Some Important Facts

 

  • A hill is a land surface that rises higher than the surrounding area. Generally, a steep hill with an elevation of more than 600 metres is termed as a mountain.
  • In some mountains, there are permanently frozen rivers of rice. They are called glaciers.
  • Mauna Kea (Hawaii) in the Pacific Ocean is an undersea mountain. It is higher than Mount Everest being 10,205 metres high.
  • There are three types of mountains - Fold Mountains, Block Mountains and the Volcanic Mountains.
  • The Himalayan Mountains and the Alps are young fold mountains with rugged relief and high conical peaks.
  • The Aravali range in India is one of the oldest fold mountain systems in the world.
  • Block Mountains are created when large areas broken and displaced vertically. The uplifted blocks are termed as horsts and the lowered blocks are called graben. The Rhine valley and the Vosges mountain in Europe are examples of such mountain systems.
  • Volcanic mountains are formed due to volcanic activity. Mt. Kilimanjaro in Africa and Mt. Fujiyama in Japan are examples of such mountains.
  • The peninsula is a piece of land that is surrounded by water on three sides.

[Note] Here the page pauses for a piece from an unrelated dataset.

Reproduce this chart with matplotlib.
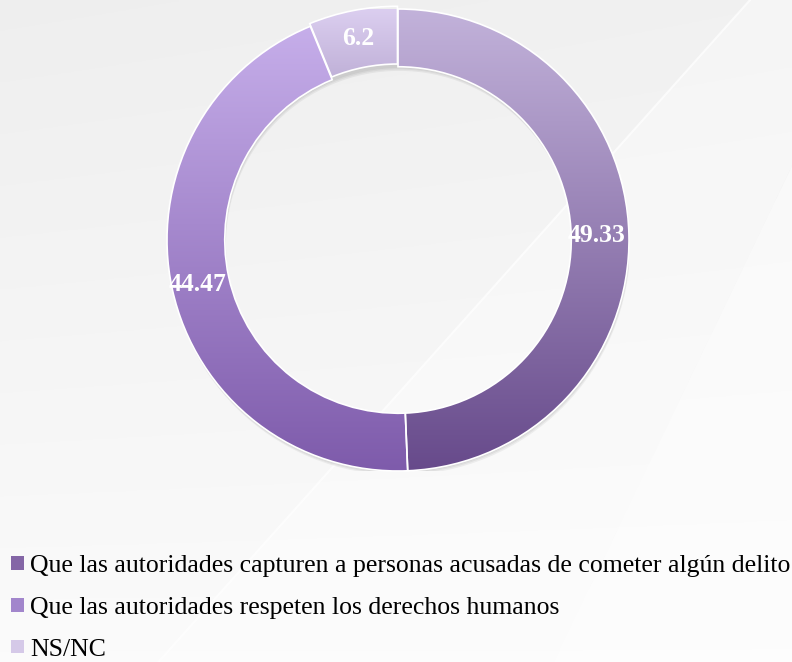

  • Large countries which stretch extensively from east to west do not have a single Standard Time for the whole country. The USA and Canada have seven and six time zones respectively.
  • Corals are skeletons of tiny marine animals called Polyps. When the living polyps die, their skeletons are left. Other poplyps grow on top of the hard skeleton which grows higher and higher, thus forming the coral islands.